À Cincinnati [The Rosenthal Center, 2003], j’étais obsédée par l’idée d’agrégation, d’essaims. Par opposition, je voulais que le sol soit transparent pour signifier que le musée est un bâtiment public : je souhaitais que le tissu urbain y pénètre librement, que la circulation des hommes et des idées s’y fasse sans obstacle. Sa base transparente créait un contraste avec cet amas de volumes en béton construits en hauteur. À première vue, le bâtiment défie les lois de la gravité car les volumes forts sont posés sur un socle en verre qui semble friable – pour ce projet, les contraintes spatiales étaient réelles et le musée devait être intégré verticalement. Pour le visiteur, le chemin transparent se poursuit justement à la verticale car dans les étages le bâtiment s’ouvre sur la ville, reconnecte avec l’urbain. La ville est invitée à l’intérieur du musée ; elle devient un protagoniste.

 

Des lignes angulaires du Rosenthal Center aux formes fluides du pavillon d’exposition pour Chanel ou du Centre Heydar-Aliyev à Bakou, sur une décennie, qu’est-ce qui a conduit l’évolution de votre architecture ?

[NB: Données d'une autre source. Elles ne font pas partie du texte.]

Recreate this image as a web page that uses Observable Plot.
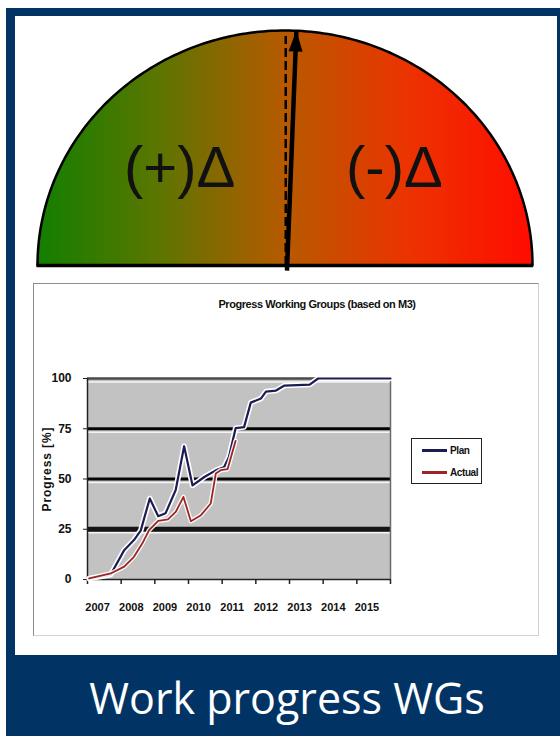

Mes dessins et mes sources d’inspiration ont évolué au fil des ans. J’ai commencé avec les paysages et la topographie, qui m’ont beaucoup influencée, pour l’extension du musée d’Ordrupgaard [Copenhague, 2001-2005] par exemple. Puis ce furent les rivières et les éléments liquides qui m’inspirèrent, et prirent ensuite la forme de déserts et de dunes, comme dans le Centre Heydar-Aliyev ou l’extension-rénovation de la Serpentine Sabkler Gallery [Londres, 2009-2013]. À présent, les arrangements floraux et les espèces sous-marines me passionnent ; leurs formes sont plus organiques, douces. Mais tout cela n’aurait pas eu lieu sans le développement des technologies et des logiciels ;
l’informatique a tellement évolué ces dix dernières années qu’elle nous permet sans cesse d’explorer.

 

Le musée devient de moins en moins élitiste…

Certains affirment que les musées sont devenus des centres commerciaux. Je pense qu’il est positif qu’ils attirent le plus grand nombre de gens. Aujourd’hui, l’interaction entre la culture et la vie publique est fondamentale. Ce qui différencie les xxe et xxie siècles des précédents, c’est que l’art ne s’adresse plus aux seuls mécènes. L’art est accessible à tous, et avec lui, le musée s’enrichit.